Un libro excelente, el que el investigador Sergio Pujol dedicó al Gato Barbieri (Gato Barbieri. Un sonido para el Tercer Mundo, Planeta) da el pretexto, por su parte, para acercarse a los revolucionarios primeros discos del rosarino que marcaron no solo una revolución en el género sino un camino de lo latino mucho más cercano a la guturalidad de las vidaleras que al Caribe. 

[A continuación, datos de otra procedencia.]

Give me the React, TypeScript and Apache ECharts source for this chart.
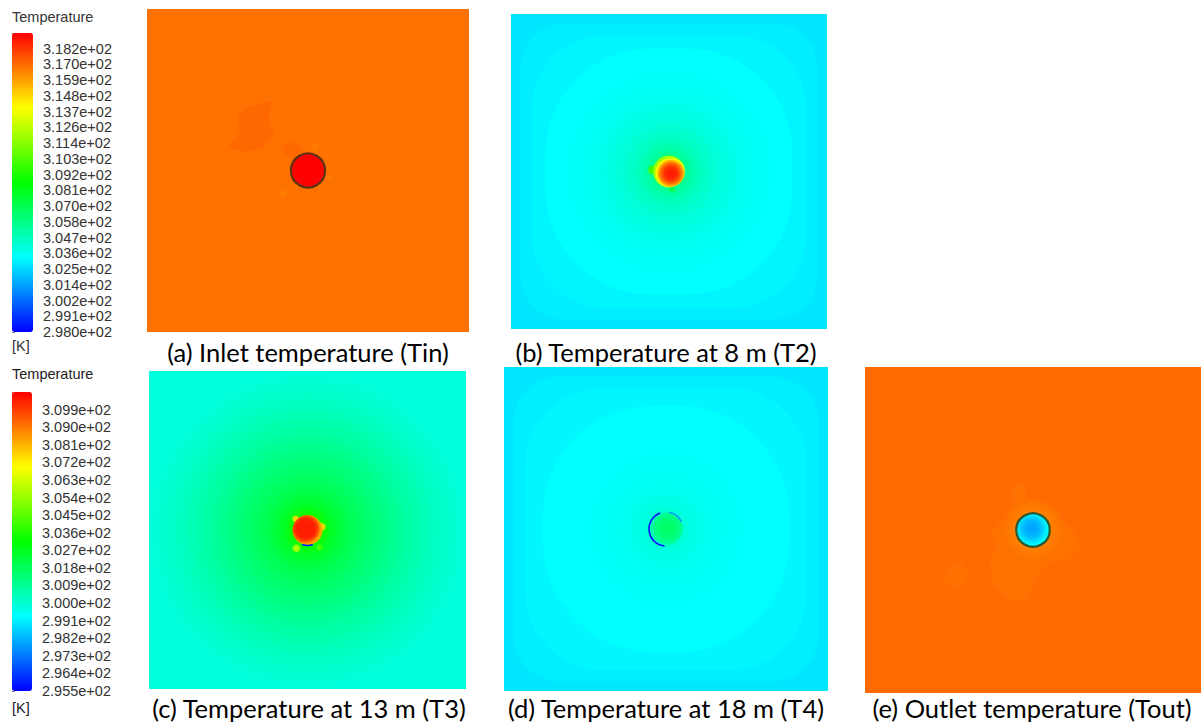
import React, { useEffect, useRef } from 'react';
import * as echarts from 'echarts';

type Pt = [number, number];

// Fluent-style rainbow colour map, cold → hot
const RAINBOW = ['#0000ff', '#00ffff', '#00ff00', '#ffff00', '#ff0000'];

// Colour-bar tick labels, bottom → top
const upperTicks = [
  '2.980e+02', '2.991e+02', '3.002e+02', '3.014e+02', '3.025e+02', '3.036e+02', '3.047e+02',
  '3.058e+02', '3.070e+02', '3.081e+02', '3.092e+02', '3.103e+02', '3.114e+02', '3.126e+02',
  '3.137e+02', '3.148e+02', '3.159e+02', '3.170e+02', '3.182e+02',
];
const lowerTicks = [
  '2.955e+02', '2.964e+02', '2.973e+02', '2.982e+02', '2.991e+02', '3.000e+02', '3.009e+02',
  '3.018e+02', '3.027e+02', '3.036e+02', '3.045e+02', '3.054e+02', '3.063e+02', '3.072e+02',
  '3.081e+02', '3.090e+02', '3.099e+02',
];

// Colour-bar limits [K] (the bar runs one label step past the top label)
const upperRange = [298.0, 319.32];
const lowerRange = [295.5, 310.8];

// ---- (a) inlet plane ----
// contour bands: [T, half size, corner rounding]
const tinBands = [[316.96, 1, 0]];
// patches: [T, outline]
const tinBlobs: [number, Pt[]][] = [
  [317.17, [[-0.433, 0.345], [-0.36, 0.396], [-0.225, 0.427], [-0.246, 0.314], [-0.215, 0.231],
    [-0.278, 0.148], [-0.381, 0.117], [-0.489, 0.148], [-0.422, 0.241]]],
  [317.12, [[-0.163, 0.138], [-0.091, 0.179], [-0.029, 0.117], [-0.07, 0.065], [-0.132, 0.086]]],
];
// radial profile around the pipe: [r, T]
const tinRadial: Pt[] = [];
// small soft spots: [T, x, y, r]
const tinSpots = [[316.7, -0.155, -0.14, 0.03], [316.75, 0.137, -0.04, 0.025], [316.75, 0.04, 0.146, 0.03]];
// pipe cross-section profile: [r, T]
const tinPipe: Pt[] = [[0, 319.3], [0.106, 319.3]];
// wall arcs: [T, start deg, end deg, r]
const tinArcs: number[][] = [];

// ---- (b) 8 m ----
const t2Bands = [[302.8, 1, 0], [302.98, 0.94, 0.3], [303.15, 0.87, 0.55], [303.33, 0.78, 0.85]];
const t2Blobs: [number, Pt[]][] = [];
const t2Radial: Pt[] = [[0.1, 305.8], [0.14, 305.2], [0.2, 304.65], [0.3, 304.15], [0.42, 303.75], [0.55, 303.5], [0.7, 303.33]];
const t2Spots = [[310.0, -0.105, 0.01, 0.035], [306.9, 0.02, -0.115, 0.025]];
const t2Pipe: Pt[] = [[0, 318.9], [0.04, 318.4], [0.065, 317.0], [0.08, 315.6], [0.092, 314.0], [0.101, 312.0]];
const t2Arcs: number[][] = [];

// ---- (c) 13 m ----
const t3Bands = [[299.85, 1, 0]];
const t3Blobs: [number, Pt[]][] = [];
const t3Radial: Pt[] = [[0.095, 303.3], [0.15, 302.6], [0.25, 302.0], [0.4, 301.45], [0.6, 300.8], [0.8, 300.25], [1.0, 299.85]];
const t3Spots = [[305.8, -0.07, -0.115, 0.03], [304.2, 0.075, -0.11, 0.025], [307.5, -0.075, 0.07, 0.025], [307.5, 0.09, 0.02, 0.03]];
const t3Pipe: Pt[] = [[0, 310.4], [0.06, 310.3], [0.08, 309.6], [0.095, 308.3]];
const t3Arcs = [[295.9, 250, 290, 0.098]];

// ---- (d) 18 m ----
const t4Bands = [[298.95, 1, 0], [299.08, 0.94, 0.3], [299.2, 0.87, 0.55], [299.33, 0.76, 0.9]];
const t4Blobs: [number, Pt[]][] = [];
const t4Radial: Pt[] = [[0.1, 299.95], [0.15, 299.75], [0.25, 299.55], [0.4, 299.42], [0.55, 299.33]];
const t4Spots: number[][] = [];
const t4Pipe: Pt[] = [[0, 301.7], [0.06, 301.4], [0.09, 300.9], [0.105, 300.2]];
const t4Arcs = [[295.7, 110, 265, 0.105], [297.8, 25, 80, 0.105]];

// ---- (e) outlet plane ----
const toutBands = [[309.2, 1, 0]];
const toutBlobs: [number, Pt[]][] = [
  [309.1, [[-0.127, 0.266], [-0.058, 0.287], [-0.018, 0.143], [0.121, 0.082], [0.22, 0.02], [0.28, -0.102],
    [0.2, -0.184], [0.101, -0.204], [0.022, -0.287], [-0.038, -0.429], [-0.137, -0.429], [-0.236, -0.327],
    [-0.256, -0.184], [-0.216, -0.102], [-0.256, -0.02], [-0.177, 0.061], [-0.117, 0.143]]],
  [309.12, [[-0.534, -0.287], [-0.435, -0.194], [-0.385, -0.287], [-0.474, -0.368]]],
];
const toutRadial: Pt[] = [[0.1, 308.85], [0.13, 308.95], [0.18, 309.1]];
const toutSpots: number[][] = [];
const toutPipe: Pt[] = [[0, 297.9], [0.045, 298.2], [0.08, 298.9], [0.1, 299.4]];
const toutArcs: number[][] = [];

const captions = [
  '(a) Inlet temperature (Tin)',
  '(b) Temperature at 8 m (T2)',
  '(c) Temperature at 13 m (T3)',
  '(d) Temperature at 18 m (T4)',
  '(e) Outlet temperature (Tout)',
];

const LEGEND_FONT = '"Liberation Sans", Arial, sans-serif';
const CAPTION_FONT = 'Lato, "Open Sans", sans-serif';

interface Panel {
  grid: { left: number; top: number; width: number; height: number };
  range: number[];
  bands: number[][];
  blobs: [number, Pt[]][];
  radial: Pt[];
  spots: number[][];
  pipe: Pt[];
  pipeShift: Pt;
  arcs: number[][];
  wall?: string;
  caption: string;
  captionAt: Pt;
}

const panels: Panel[] = [
  { grid: { left: 147, top: 9, width: 322, height: 323 }, range: upperRange, bands: tinBands, blobs: tinBlobs,
    radial: tinRadial, spots: tinSpots, pipe: tinPipe, pipeShift: [0, 0], arcs: tinArcs, wall: '#5c3315',
    caption: captions[0], captionAt: [308, 352] },
  { grid: { left: 511, top: 14, width: 316, height: 315 }, range: upperRange, bands: t2Bands, blobs: t2Blobs,
    radial: t2Radial, spots: t2Spots, pipe: t2Pipe, pipeShift: [0.012, -0.012], arcs: t2Arcs,
    caption: captions[1], captionAt: [666, 352] },
  { grid: { left: 149, top: 371, width: 317, height: 318 }, range: lowerRange, bands: t3Bands, blobs: t3Blobs,
    radial: t3Radial, spots: t3Spots, pipe: t3Pipe, pipeShift: [-0.012, 0.008], arcs: t3Arcs,
    caption: captions[2], captionAt: [309, 708] },
  { grid: { left: 504, top: 367, width: 324, height: 324 }, range: lowerRange, bands: t4Bands, blobs: t4Blobs,
    radial: t4Radial, spots: t4Spots, pipe: t4Pipe, pipeShift: [0.01, 0.005], arcs: t4Arcs,
    caption: captions[3], captionAt: [666, 708] },
  { grid: { left: 865, top: 367, width: 336, height: 326 }, range: lowerRange, bands: toutBands, blobs: toutBlobs,
    radial: toutRadial, spots: toutSpots, pipe: toutPipe, pipeShift: [-0.008, 0.008], arcs: toutArcs, wall: '#2f5530',
    caption: captions[4], captionAt: [1032, 708] },
];

function tempColor(t: number, range: number[]): string {
  const f = Math.min(1, Math.max(0, (t - range[0]) / (range[1] - range[0])));
  return echarts.color.lerp(f, RAINBOW) as string;
}

function buildOption() {
  const grids: any[] = [
    { left: 12, top: 33, width: 21, height: 299 },
    { left: 12, top: 392, width: 20, height: 299 },
  ];
  const xAxes: any[] = [
    { gridIndex: 0, type: 'value', show: false },
    { gridIndex: 1, type: 'value', show: false },
  ];
  const scaleAxis = (gridIndex: number, labels: string[]) => ({
    gridIndex,
    type: 'value',
    position: 'right',
    min: 0,
    max: labels.length,
    interval: 1,
    axisLine: { show: false },
    axisTick: { show: true, length: 3, lineStyle: { color: '#8a8a8a' } },
    minorTick: { show: true, splitNumber: 4, length: 2, lineStyle: { color: '#aaaaaa' } },
    splitLine: { show: false },
    axisLabel: {
      margin: 10,
      fontSize: 14.5,
      color: '#333',
      fontFamily: LEGEND_FONT,
      formatter: (v: number) => labels[Math.round(v)] ?? '',
    },
  });
  const yAxes: any[] = [scaleAxis(0, upperTicks), scaleAxis(1, lowerTicks)];

  const series: any[] = [];
  const upperSeries: number[] = [];
  const lowerSeries: number[] = [];

  panels.forEach((p, i) => {
    const gi = i + 2;
    grids.push({ ...p.grid });
    xAxes.push({ gridIndex: gi, type: 'value', min: -1, max: 1, show: false });
    yAxes.push({ gridIndex: gi, type: 'value', min: -1, max: 1, show: false });
    const ref = { type: 'custom', xAxisIndex: gi, yAxisIndex: gi, silent: true };
    const mapped = p.range === upperRange ? upperSeries : lowerSeries;

    // contour bands (outer square → rounded squares)
    mapped.push(series.length);
    series.push({
      ...ref,
      data: p.bands,
      renderItem: (_: any, api: any) => {
        const c = api.coord([0, 0]);
        const half = api.value(1);
        const sx = api.size([half, 0])[0];
        const sy = api.size([0, half])[1];
        return {
          type: 'rect',
          shape: { x: c[0] - sx, y: c[1] - sy, width: 2 * sx, height: 2 * sy, r: api.value(2) * Math.min(sx, sy) },
          style: { fill: api.visual('color') },
        };
      },
    });

    // irregular patches
    mapped.push(series.length);
    series.push({
      ...ref,
      data: p.blobs.map((b, k) => [b[0], k]),
      renderItem: (_: any, api: any) => {
        const pts = p.blobs[api.value(1)][1].map((q) => api.coord(q));
        return { type: 'polygon', shape: { points: pts, smooth: 0.2 }, style: { fill: api.visual('color') } };
      },
    });

    // smooth radial field around the pipe
    series.push({
      ...ref,
      data: p.radial.length ? [[0, 0]] : [],
      renderItem: (_: any, api: any) => {
        const c = api.coord([0, 0]);
        const rMax = p.radial[p.radial.length - 1][0];
        const R = api.size([rMax, 0])[0];
        const stops = p.radial.map(([r, t]) => ({ offset: r / rMax, color: tempColor(t, p.range) }));
        stops.unshift({ offset: 0, color: stops[0].color });
        return {
          type: 'circle',
          shape: { cx: c[0], cy: c[1], r: R },
          style: { fill: { type: 'radial', x: 0.5, y: 0.5, r: 0.5, colorStops: stops } },
        };
      },
    });

    // small soft spots
    series.push({
      ...ref,
      data: p.spots,
      renderItem: (_: any, api: any) => {
        const c = api.coord([api.value(1), api.value(2)]);
        const R = api.size([api.value(3), 0])[0];
        const col = tempColor(api.value(0), p.range);
        return {
          type: 'circle',
          shape: { cx: c[0], cy: c[1], r: R },
          style: {
            fill: {
              type: 'radial', x: 0.5, y: 0.5, r: 0.5,
              colorStops: [
                { offset: 0, color: col },
                { offset: 0.5, color: col },
                { offset: 1, color: echarts.color.modifyAlpha(col, 0) },
              ],
            },
          },
        };
      },
    });

    // pipe cross-section
    series.push({
      ...ref,
      data: [[0, 0]],
      renderItem: (_: any, api: any) => {
        const c = api.coord([0, 0]);
        const rMax = p.pipe[p.pipe.length - 1][0];
        const R = api.size([rMax, 0])[0];
        const stops = p.pipe.map(([r, t]) => ({ offset: r / rMax, color: tempColor(t, p.range) }));
        const children: any[] = [
          {
            type: 'circle',
            shape: { cx: c[0], cy: c[1], r: R },
            style: {
              fill: {
                type: 'radial',
                x: 0.5 + p.pipeShift[0] / (2 * rMax),
                y: 0.5 - p.pipeShift[1] / (2 * rMax),
                r: 0.5,
                colorStops: stops,
              },
            },
          },
        ];
        if (p.wall) {
          children.push({
            type: 'circle',
            shape: { cx: c[0], cy: c[1], r: R },
            style: { fill: 'none', stroke: p.wall, lineWidth: 2.2 },
          });
        }
        return { type: 'group', children };
      },
    });

    // thin wall arcs
    mapped.push(series.length);
    series.push({
      ...ref,
      data: p.arcs,
      renderItem: (_: any, api: any) => {
        const c = api.coord([0, 0]);
        const R = api.size([api.value(3), 0])[0];
        const a1 = (api.value(1) * Math.PI) / 180;
        const a2 = (api.value(2) * Math.PI) / 180;
        return {
          type: 'arc',
          shape: { cx: c[0], cy: c[1], r: R, startAngle: -a1, endAngle: -a2, clockwise: false },
          style: { fill: 'none', stroke: api.visual('color'), lineWidth: 1.6 },
        };
      },
    });
  });

  const graphic: any[] = [
    { type: 'text', x: 12, y: 17, style: { text: 'Temperature', font: `14.5px ${LEGEND_FONT}`, fill: '#333', verticalAlign: 'middle' } },
    { type: 'text', x: 12, y: 346, style: { text: '[K]', font: `14.5px ${LEGEND_FONT}`, fill: '#333', verticalAlign: 'middle' } },
    { type: 'text', x: 12, y: 374, style: { text: 'Temperature', font: `14.5px ${LEGEND_FONT}`, fill: '#222', verticalAlign: 'middle' } },
    { type: 'text', x: 12, y: 708, style: { text: '[K]', font: `14.5px ${LEGEND_FONT}`, fill: '#222', verticalAlign: 'middle' } },
    ...panels.map((p) => ({
      type: 'text',
      x: p.captionAt[0],
      y: p.captionAt[1],
      style: { text: p.caption, font: `25.5px ${CAPTION_FONT}`, fill: '#000', align: 'center', verticalAlign: 'middle' },
    })),
  ];

  const bar = (range: number[], top: number, width: number, seriesIndex: number[]) => ({
    type: 'continuous',
    min: range[0],
    max: range[1],
    dimension: 0,
    seriesIndex,
    inRange: { color: RAINBOW },
    left: 12,
    top,
    itemWidth: width,
    itemHeight: 299,
    padding: 0,
    calculable: false,
    hoverLink: false,
    show: true,
  });

  return {
    animation: false,
    backgroundColor: '#ffffff',
    grid: grids,
    xAxis: xAxes,
    yAxis: yAxes,
    visualMap: [bar(upperRange, 33, 21, upperSeries), bar(lowerRange, 392, 20, lowerSeries)],
    graphic,
    series,
  };
}

export default function App() {
  const ref = useRef<HTMLDivElement>(null);
  useEffect(() => {
    const chart = echarts.init(ref.current!, null, { renderer: 'svg' });
    chart.setOption(buildOption() as any);
    return () => chart.dispose();
  }, []);
  return (
    <div
      ref={ref}
      style={{ position: 'fixed', left: 0, top: 0, width: 1201, height: 727, background: '#fff' }}
    />
  );
}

En el campo de la música de tradición académica, unos cuantos álbumes resaltan por la calidad de sus interpretaciones. El violinista Franz Peter Zimmermann, uno de los grandes solistas del momento, logra versiones de referencia de los conciertos de Beethoven, Bartók y, en particular, del inmensamente expresivo Concierto a la memoria de un ángel de Alban Berg. Los registros son en vivo, junto con la Filarmónica de Berlín y con tres directores diferentes, Daniel Harding, Alan Gilbert y Kirill Petrenko. El Ensemble Sésame registra una fantástica integral de la música de cámara de Maurice Ravel. François-Xavier Roth, al frente de su orquesta Les Siecles (con instrumentos de época y cuerdas de tripa) y junto con la soprano Sabine Devieilhe interpreta una Sinfonía Nº 4 de Gustav Mahler de singular transparencia. El pianista Krystian Zimerman encuentra la voz interna del polaco Karol Szymanowski –contemporáneo exacto de Ravel– en un conjunto de notables piezas casi olvidadas. El gran clavecinista Francesco Corti revive (en sentido literal) las 8 Grandes Suites de Georg Friedrich Händel. Y la Orquesta de Filadelfia, con la cómplice dirección de Yannick Nézet-Séguin graba por primera vez las seductoras Sinfonías Nos. 1 y 3 de la compositora afronorteamericana Florence Price, nacida en 1887 y precursora de Gershwin –aunque Gershwin no lo supiera– en más de un aspecto.